Back at the St. Gregory Parliament the Bailiff is reassuring the senate that France's surrender to Nazi Germany (June 18, 1940) and the occupation of the Norman Peninsula, just 8 miles across the channel, will not affect life on agrarian St. Gregory when it is announced that the British, rather than reinforcing their garrison, are withdrawing completely to leave the island defenseless. The showing of the newsreel of the Wehrmacht marching beneath the Arc de Triomphe, sparks public and private debate whether to remain as patriots ("fleeing would be treachery") or evacuate by boat to safety in England.

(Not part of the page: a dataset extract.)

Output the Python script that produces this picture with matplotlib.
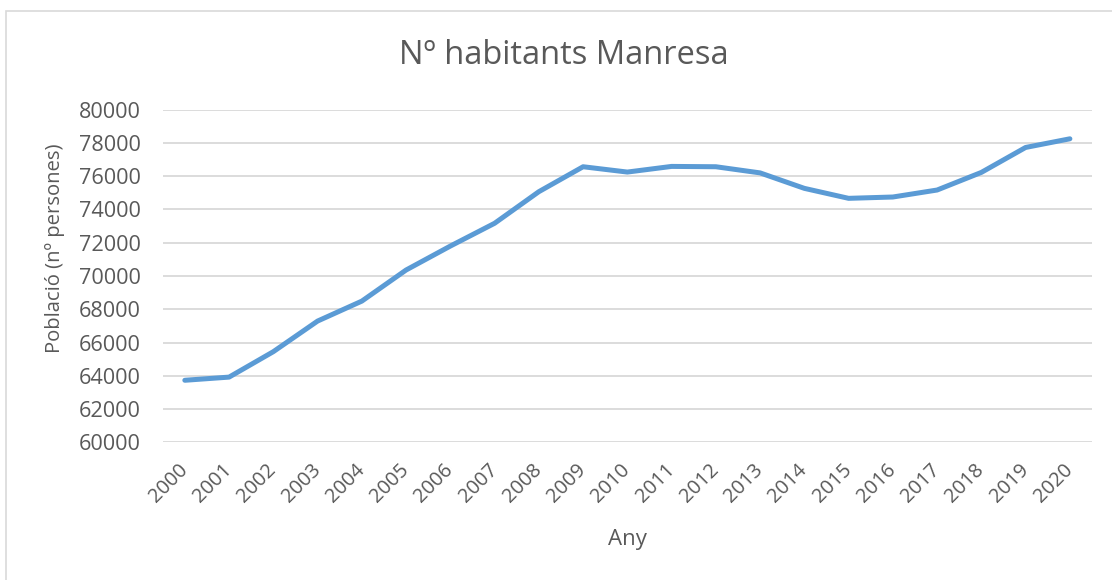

As the German invasion looms the aging Bailiff and Senator Dorr speak from the balcony of Parliament, urging calm but neither endorsing nor discouraging an official evacuation. The news strains (or breaks) family relations among the Dorrs, Mahys and Jonases, and erodes social order; looting and profiteering take hold and there is a run on the bank.
Tragedy strikes when the Luftwaffe, having mistaken the tomato lorries parked by the pier for troop carriers, strafes and bombs the port, killing several dozen, including Urban Mahy. A German reconnaissance plane then drops leaflets announcing the protocol for the island's surrender: white flags hung from every structure.
The Dorrs, now reconciled, the Mahys, lead by the widow Cassie, and the Jonases, having discovered that their son still on the island (only the daughter evacuated), await the German occupation with the resolve to carry on.
In the final sequence we meet Baron Heinrich Von Rheingarten, the German Commandant who arrives with a battalion of landsers to take possession of St. Gregory "in the name of the Chancellor of the Third Reich". He quickly establishes his credentials as a cultured member of the old Prussian aristocracy, through his courteous treatment of his presumptive peers, the Dorrs, and an appreciation for the local architecture. An efficient officer (he wastes no time in requisitioning the Bailiff's car and "finest hotel on the island" (the St. George) for his staff) he also finds humor in his chauffeur's confusion with the right hand drive on the vehicle, "other side, Muller".
In the final scene he addresses the assembled German troops from the balcony of the Parliament building, now draped in swastikas. His Nazi salute and accompanying "Heil Hitler" strike an ominous note and close the episode.